Nana Konadu Agyemang Rawlings knows very well that she would be humiliated at the polls but her reasons for contesting is vindictive first and foremost. She will never forgive the NDC for disgracing her at the 2012 primaries. Her candidacy has two main objectives. The first, is short-term and that is, to deny President Mahama a second term and that is why she concentrating her efforts in the Volta Region to reduce President Mahama’s votes from the region. That way, the main opposition party’s candidate, Nana Akufo-Addo will capture the presidency. The second is more strategic and that is, for the Rawlingsses to take back their party NDC when it goes into opposition. Part of the plan is making their daughter (Zanetor) a future (2020) NDC presidential candidate, especially should she get elected as an MP on December 7.

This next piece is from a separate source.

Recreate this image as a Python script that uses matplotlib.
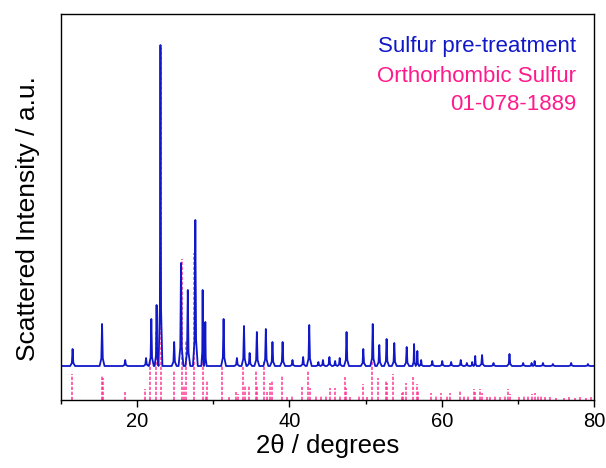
import matplotlib

matplotlib.use("Agg")
import matplotlib.pyplot as plt
from matplotlib.ticker import MultipleLocator

plt.rcParams["font.family"] = ["Liberation Sans", "DejaVu Sans"]

PEAK_2THETA = [
    11.52, 15.39, 18.43, 21.17, 21.86, 22.55, 23.06, 24.86, 25.76, 26.65,
    27.64, 28.60, 28.95, 31.35, 33.10, 34.03, 34.77, 35.72, 36.90, 37.77,
    39.10, 40.40, 41.80, 42.60, 43.80, 44.40, 45.25, 46.00, 46.60, 47.50,
    49.70, 50.94, 51.80, 52.76, 53.77, 55.40, 56.37, 56.80, 57.30, 58.76,
    60.07, 61.24, 62.50, 63.30, 64.00, 64.40, 65.30, 66.80, 68.90, 70.70,
    71.80, 72.20, 73.30, 74.60, 77.00, 79.20,
]
PEAK_INTENSITY = [
    51, 76, 40, 42, 81, 95, 355, 58, 137, 110,
    180, 110, 78, 81, 42, 74, 47, 68, 71, 58,
    58, 40, 43, 75, 38, 40, 43, 39, 42, 68,
    51, 76, 55, 61, 57, 53, 56, 49, 40, 39,
    39, 38, 40, 37, 38, 44, 45, 37, 46, 37,
    37, 39, 37, 36, 37, 36,
]
BASELINE = 34.0

# reference card, orthorhombic sulfur 01-078-1889
REF_2THETA = [
    11.43, 15.35, 15.45, 18.35, 21.08, 21.65, 22.47, 23.07, 24.78, 25.83,
    26.17, 26.47, 27.50, 28.62, 29.00, 29.20, 31.16, 32.00, 33.00, 33.20,
    33.90, 34.10, 34.65, 35.60, 35.80, 36.70, 37.00, 37.50, 37.70, 39.00,
    39.70, 40.40, 41.70, 42.45, 42.70, 43.55, 44.20, 44.77, 45.30, 45.95,
    46.70, 47.33, 47.45, 47.90, 49.20, 49.60, 50.20, 50.80, 51.60, 52.67,
    52.80, 53.55, 54.72, 54.90, 55.37, 56.24, 56.70, 56.90, 58.55, 59.30,
    59.84, 60.70, 61.10, 62.40, 62.90, 63.40, 64.20, 64.35, 65.06, 65.30,
    65.90, 66.40, 67.00, 67.70, 68.30, 68.76, 69.00, 70.20, 70.80, 71.30,
    71.80, 72.20, 72.60, 73.00, 73.50, 74.20, 75.00, 76.00, 76.70, 77.50,
    78.20, 79.00, 79.60,
]
REF_INTENSITY = [
    26, 25, 22, 8, 11, 40, 70, 352, 29, 141,
    14, 60, 147, 53, 5, 20, 35, 3, 8, 6,
    33, 14, 14, 30, 14, 38, 8, 17, 20, 25,
    3, 5, 13, 30, 12, 4, 4, 5, 12, 12,
    5, 23, 12, 3, 5, 16, 3, 38, 22, 20,
    17, 26, 7, 8, 17, 23, 16, 9, 7, 5,
    7, 4, 7, 9, 4, 5, 11, 8, 11, 7,
    3, 3, 4, 3, 4, 11, 6, 3, 4, 5,
    6, 7, 5, 4, 3, 3, 2, 2, 3, 2,
    3, 2, 3,
]

BLUE = "#1018c8"
PINK = "#ff1a8c"


def _pattern(pos: list[float], heights: list[float], base: float,
             half_width: float = 0.32) -> tuple[list[float], list[float]]:
    # polyline through each apex with a narrow tip and a wider skirt
    xs, ys = [10.0], [base]
    for i, (p, h) in enumerate(zip(pos, heights)):
        gaps = [half_width]
        if i > 0:
            gaps.append((p - pos[i - 1]) / 2)
        if i < len(pos) - 1:
            gaps.append((pos[i + 1] - p) / 2)
        w = min(gaps)
        skirt = base + 0.18 * (h - base)
        xs += [p - w, p - 0.3 * w, p, p + 0.3 * w, p + w]
        ys += [base, skirt, h, skirt, base]
    xs.append(80.0)
    ys.append(base)
    return xs, ys


fig = plt.figure(figsize=(6.06, 4.68), dpi=100)
ax = fig.add_axes((0.1007, 0.1453, 0.8795, 0.8247))

ax.vlines(REF_2THETA, 0, REF_INTENSITY, colors="#ff2a8f", linewidth=1.2,
          linestyles=(0, (2, 1)), alpha=0.85)
px, py = _pattern(PEAK_2THETA, PEAK_INTENSITY, BASELINE)
ax.plot(px, py, color=BLUE, linewidth=1.3)

ax.set_xlim(10, 80)
ax.set_ylim(0, 386)
ax.xaxis.set_major_locator(MultipleLocator(20))
ax.xaxis.set_minor_locator(MultipleLocator(10))
ax.tick_params(axis="x", which="major", direction="out", length=5, width=1,
               labelsize=14.5, pad=4)
ax.tick_params(axis="x", which="minor", direction="out", length=3, width=1)
ax.set_yticks([])
for spine in ax.spines.values():
    spine.set_linewidth(1.0)

ax.set_xlabel("2θ / degrees", fontsize=18.5, labelpad=2)
ax.set_ylabel("Scattered Intensity / a.u.", fontsize=19)
ax.yaxis.set_label_coords(-0.039, 0.47)

ax.text(0.966, 0.915, "Sulfur pre-treatment", transform=ax.transAxes,
        ha="right", va="center", color=BLUE, fontsize=16)
ax.text(0.966, 0.837, "Orthorhombic Sulfur", transform=ax.transAxes,
        ha="right", va="center", color=PINK, fontsize=16)
ax.text(0.966, 0.765, "01-078-1889", transform=ax.transAxes,
        ha="right", va="center", color=PINK, fontsize=16)

fig.savefig("out.png", dpi=100)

Dr Paa Kwesi Nduom is another interesting political animal. He has contested at least twice and on both occasions he did not come near even a quarter of the 25 percent. So what makes him think that he will reach that mark this time round? Perhaps, for him he takes joy in being a presidential candidate or hopes against hope that he could be the King Maker in the event of a second round between President Mahama and Nana Akufo-Addo.

Hassan Ayariga is a political enigma for me. I just do not get why he contests and it is not worth spending time to analyse his motives, if any. With all due respect, Madam Akua Donkor is a political anathema for me, so the less I say the better. The rest, equally do not merit any critical examination of their motives. With the exception of NDC and NPP the other political parties do not even qualify to be registered parties under Article 55(7)(b) of the 1992 Constitution.

Being a leader is about service and sacrifice to country in order improve the quality of life of the people one serves and not about titles. For most of the seventeen aspirants, it’s not about leadership, neither service nor sacrifice but rather access to power and resources of the nation. These are what motivate and drive them, nothing more, nothing less. Otherwise, what would make rational human beings to just decide to throw away Ghc 50,000?

The office of the president of a sovereign state such as the Republic of Ghana is a very serious one. However, the calibre of most of the aspirants were such that for some of us it’s like irresponsible adults joining their friends in a stolen car for a joy ride. To me this devalues the presidency and it’s a joke.

Others may say that this is democracy and therefore anyone and everyone that meet the minimum requirement should be free to contest. If so, why does the same not happen in the advanced democracies? Remember, this was not the primaries but the real contest. Do Ghanaians understand democracy better than the advanced democracies or do Ghanaians not take the presidency serious? Of course, with the ascend of Donald Trump in the US, other could say anything goes.

I beg to differ and that what is happening in Ghana is not democracy but rather democrazy. It is convoluted democracy coupled with disorder and sometimes fraud perpetrated on the people in the name misguided right to representation. With this form of democracy, is it strange that the Ghana is far behind in development, there is indiscipline and corruption everywhere?

National development is a serious enterprise that must not be left in the hands of jokers such as the fifteen Arabian Knights. Presidential elections are not popularity contest that every tom dick and harry wakes up with a bad dream and decides to participate. Ghana and Ghanaians should be serious. Let’s have a real contest between the King and the uncrowned Emperor that will give the voters real choice.